Stated exercise
Render the material again word for word, skipping the pictures in it.

Material provided

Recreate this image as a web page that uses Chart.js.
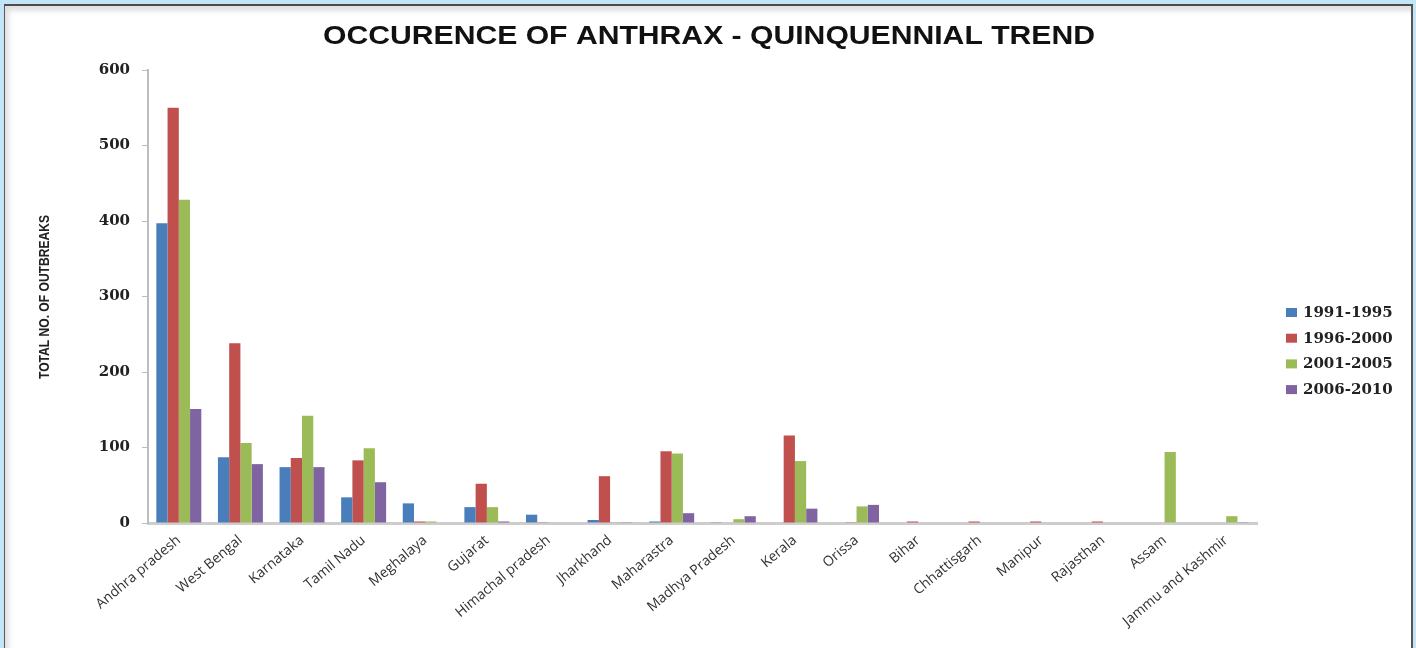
<!DOCTYPE html>
<html>
<head>
<meta charset="utf-8">
<script src="https://cdn.jsdelivr.net/npm/chart.js@4.4.1/dist/chart.umd.min.js"></script>
<style>
  body { margin: 0; background: #c4e4f7; }
  #wrap { position: relative; width: 1416px; height: 648px; overflow: hidden; }
  #frame {
    position: absolute; left: 4px; top: 4px; width: 1406px; height: 700px;
    background: #fff;
    border-top: 2px solid #4d4d4d; border-left: 1px solid #5a5a5a; border-right: 2px solid #555;
    box-shadow: inset 4px 5px 5px rgba(0,0,0,0.12);
  }
  #c { position: absolute; left: 0; top: 0; }
</style>
</head>
<body>
<div id="wrap">
  <div id="frame"></div>
  <canvas id="c" width="1416" height="648"></canvas>
</div>
<script>
// Occurrence of anthrax by state, four five-year periods
const states = ['Andhra pradesh', 'West Bengal', 'Karnataka', 'Tamil Nadu', 'Meghalaya', 'Gujarat',
  'Himachal pradesh', 'Jharkhand', 'Maharastra', 'Madhya Pradesh', 'Kerala', 'Orissa', 'Bihar',
  'Chhattisgarh', 'Manipur', 'Rajasthan', 'Assam', 'Jammu and Kashmir'];

const p1991 = [397, 87, 74, 34, 26, 21, 11, 4, 2, 1, 0, 0, 0, 0, 0, 0, 0, 0];
const p1996 = [550, 238, 86, 83, 2, 52, 1, 62, 95, 0, 116, 1, 2, 2, 2, 2, 0, 0];
const p2001 = [428, 106, 142, 99, 2, 21, 0, 1, 92, 5, 82, 22, 0, 0, 0, 0, 94, 9];
const p2006 = [151, 78, 74, 54, 0, 2, 0, 1, 13, 9, 19, 24, 0, 0, 0, 0, 0, 1];

const periods = ['1991-1995', '1996-2000', '2001-2005', '2006-2010'];
const colors = ['#4a7ebb', '#c0504d', '#9bbb59', '#8064a2'];
const yTicks = [0, 100, 200, 300, 400, 500, 600];

const TITLE = 'OCCURENCE OF ANTHRAX - QUINQUENNIAL TREND';
const Y_TITLE = 'TOTAL NO. OF OUTBREAKS';

// draw text squeezed/stretched to a given width
function fitText(ctx, text, x, y, width) {
  const w = ctx.measureText(text).width;
  ctx.save();
  ctx.translate(x, y);
  ctx.scale(width / w, 1);
  ctx.fillText(text, 0, 0);
  ctx.restore();
}

// title, rotated axis title and legend drawn by hand
const extraText = {
  id: 'extraText',
  afterDraw(chart) {
    const ctx = chart.ctx;
    ctx.save();
    ctx.fillStyle = '#111';
    ctx.font = 'bold 25px "Liberation Sans", Arial, sans-serif';
    ctx.textAlign = 'center';
    ctx.textBaseline = 'middle';
    fitText(ctx, TITLE, 709, 37, 772);

    ctx.save();
    ctx.translate(45, 297);
    ctx.rotate(-Math.PI / 2);
    ctx.font = 'bold 14px "Liberation Sans", sans-serif';
    ctx.fillStyle = '#222';
    fitText(ctx, Y_TITLE, 0, 0, 164);
    ctx.restore();

    ctx.textAlign = 'left';
    ctx.font = 'bold 15px "DejaVu Serif", serif';
    chart.data.datasets.forEach((ds, i) => {
      const y = 312 + i * 25.7;
      ctx.fillStyle = ds.backgroundColor;
      ctx.fillRect(1286, y - 4, 11, 9);
      ctx.fillStyle = '#222';
      ctx.fillText(ds.label, 1303, y + 1);
    });
    ctx.restore();
  }
};

const series = [p1991, p1996, p2001, p2006];

new Chart(document.getElementById('c'), {
  type: 'bar',
  data: {
    labels: states,
    datasets: series.map((vals, i) => ({
      label: periods[i],
      data: vals,
      backgroundColor: colors[i],
      borderWidth: 0,
      barPercentage: 1.0,
      categoryPercentage: 0.73
    }))
  },
  options: {
    responsive: false,
    animation: false,
    layout: { padding: { top: 70, right: 159, bottom: 0, left: 0 } },
    plugins: {
      legend: { display: false },
      title: { display: false },
      tooltip: { enabled: false }
    },
    scales: {
      x: {
        grid: { display: false },
        border: { display: true, color: '#cdcdcd', width: 3 },
        ticks: {
          autoSkip: false,
          minRotation: 40,
          maxRotation: 40,
          padding: 1,
          color: '#333',
          font: { family: '"Open Sans", sans-serif', size: 14 }
        },
        afterFit(scale) { scale.height = 125; }
      },
      y: {
        min: 0,
        max: 600,
        afterBuildTicks(scale) { scale.ticks = yTicks.map(v => ({ value: v })); },
        grid: { drawOnChartArea: false, drawTicks: true, tickLength: 6, color: '#bdbdbd' },
        border: { display: true, color: '#bdbdbd', width: 2 },
        ticks: {
          padding: 12,
          color: '#222',
          font: { family: '"DejaVu Serif", serif', size: 15, weight: 'bold' }
        },
        afterFit(scale) { scale.width = 148; }
      }
    }
  },
  plugins: [extraText]
});
</script>
</body>
</html>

Solution
Recreate this image as a web page that uses Chart.js.
<!DOCTYPE html>
<html>
<head>
<meta charset="utf-8">
<script src="https://cdn.jsdelivr.net/npm/chart.js@4.4.1/dist/chart.umd.min.js"></script>
<style>
  body { margin: 0; background: #c4e4f7; }
  #wrap { position: relative; width: 1416px; height: 648px; overflow: hidden; }
  #frame {
    position: absolute; left: 4px; top: 4px; width: 1406px; height: 700px;
    background: #fff;
    border-top: 2px solid #4d4d4d; border-left: 1px solid #5a5a5a; border-right: 2px solid #555;
    box-shadow: inset 4px 5px 5px rgba(0,0,0,0.12);
  }
  #c { position: absolute; left: 0; top: 0; }
</style>
</head>
<body>
<div id="wrap">
  <div id="frame"></div>
  <canvas id="c" width="1416" height="648"></canvas>
</div>
<script>
// Occurrence of anthrax by state, four five-year periods
const states = ['Andhra pradesh', 'West Bengal', 'Karnataka', 'Tamil Nadu', 'Meghalaya', 'Gujarat',
  'Himachal pradesh', 'Jharkhand', 'Maharastra', 'Madhya Pradesh', 'Kerala', 'Orissa', 'Bihar',
  'Chhattisgarh', 'Manipur', 'Rajasthan', 'Assam', 'Jammu and Kashmir'];

const p1991 = [397, 87, 74, 34, 26, 21, 11, 4, 2, 1, 0, 0, 0, 0, 0, 0, 0, 0];
const p1996 = [550, 238, 86, 83, 2, 52, 1, 62, 95, 0, 116, 1, 2, 2, 2, 2, 0, 0];
const p2001 = [428, 106, 142, 99, 2, 21, 0, 1, 92, 5, 82, 22, 0, 0, 0, 0, 94, 9];
const p2006 = [151, 78, 74, 54, 0, 2, 0, 1, 13, 9, 19, 24, 0, 0, 0, 0, 0, 1];

const periods = ['1991-1995', '1996-2000', '2001-2005', '2006-2010'];
const colors = ['#4a7ebb', '#c0504d', '#9bbb59', '#8064a2'];
const yTicks = [0, 100, 200, 300, 400, 500, 600];

const TITLE = 'OCCURENCE OF ANTHRAX - QUINQUENNIAL TREND';
const Y_TITLE = 'TOTAL NO. OF OUTBREAKS';

// draw text squeezed/stretched to a given width
function fitText(ctx, text, x, y, width) {
  const w = ctx.measureText(text).width;
  ctx.save();
  ctx.translate(x, y);
  ctx.scale(width / w, 1);
  ctx.fillText(text, 0, 0);
  ctx.restore();
}

// title, rotated axis title and legend drawn by hand
const extraText = {
  id: 'extraText',
  afterDraw(chart) {
    const ctx = chart.ctx;
    ctx.save();
    ctx.fillStyle = '#111';
    ctx.font = 'bold 25px "Liberation Sans", Arial, sans-serif';
    ctx.textAlign = 'center';
    ctx.textBaseline = 'middle';
    fitText(ctx, TITLE, 709, 37, 772);

    ctx.save();
    ctx.translate(45, 297);
    ctx.rotate(-Math.PI / 2);
    ctx.font = 'bold 14px "Liberation Sans", sans-serif';
    ctx.fillStyle = '#222';
    fitText(ctx, Y_TITLE, 0, 0, 164);
    ctx.restore();

    ctx.textAlign = 'left';
    ctx.font = 'bold 15px "DejaVu Serif", serif';
    chart.data.datasets.forEach((ds, i) => {
      const y = 312 + i * 25.7;
      ctx.fillStyle = ds.backgroundColor;
      ctx.fillRect(1286, y - 4, 11, 9);
      ctx.fillStyle = '#222';
      ctx.fillText(ds.label, 1303, y + 1);
    });
    ctx.restore();
  }
};

const series = [p1991, p1996, p2001, p2006];

new Chart(document.getElementById('c'), {
  type: 'bar',
  data: {
    labels: states,
    datasets: series.map((vals, i) => ({
      label: periods[i],
      data: vals,
      backgroundColor: colors[i],
      borderWidth: 0,
      barPercentage: 1.0,
      categoryPercentage: 0.73
    }))
  },
  options: {
    responsive: false,
    animation: false,
    layout: { padding: { top: 70, right: 159, bottom: 0, left: 0 } },
    plugins: {
      legend: { display: false },
      title: { display: false },
      tooltip: { enabled: false }
    },
    scales: {
      x: {
        grid: { display: false },
        border: { display: true, color: '#cdcdcd', width: 3 },
        ticks: {
          autoSkip: false,
          minRotation: 40,
          maxRotation: 40,
          padding: 1,
          color: '#333',
          font: { family: '"Open Sans", sans-serif', size: 14 }
        },
        afterFit(scale) { scale.height = 125; }
      },
      y: {
        min: 0,
        max: 600,
        afterBuildTicks(scale) { scale.ticks = yTicks.map(v => ({ value: v })); },
        grid: { drawOnChartArea: false, drawTicks: true, tickLength: 6, color: '#bdbdbd' },
        border: { display: true, color: '#bdbdbd', width: 2 },
        ticks: {
          padding: 12,
          color: '#222',
          font: { family: '"DejaVu Serif", serif', size: 15, weight: 'bold' }
        },
        afterFit(scale) { scale.width = 148; }
      }
    }
  },
  plugins: [extraText]
});
</script>
</body>
</html>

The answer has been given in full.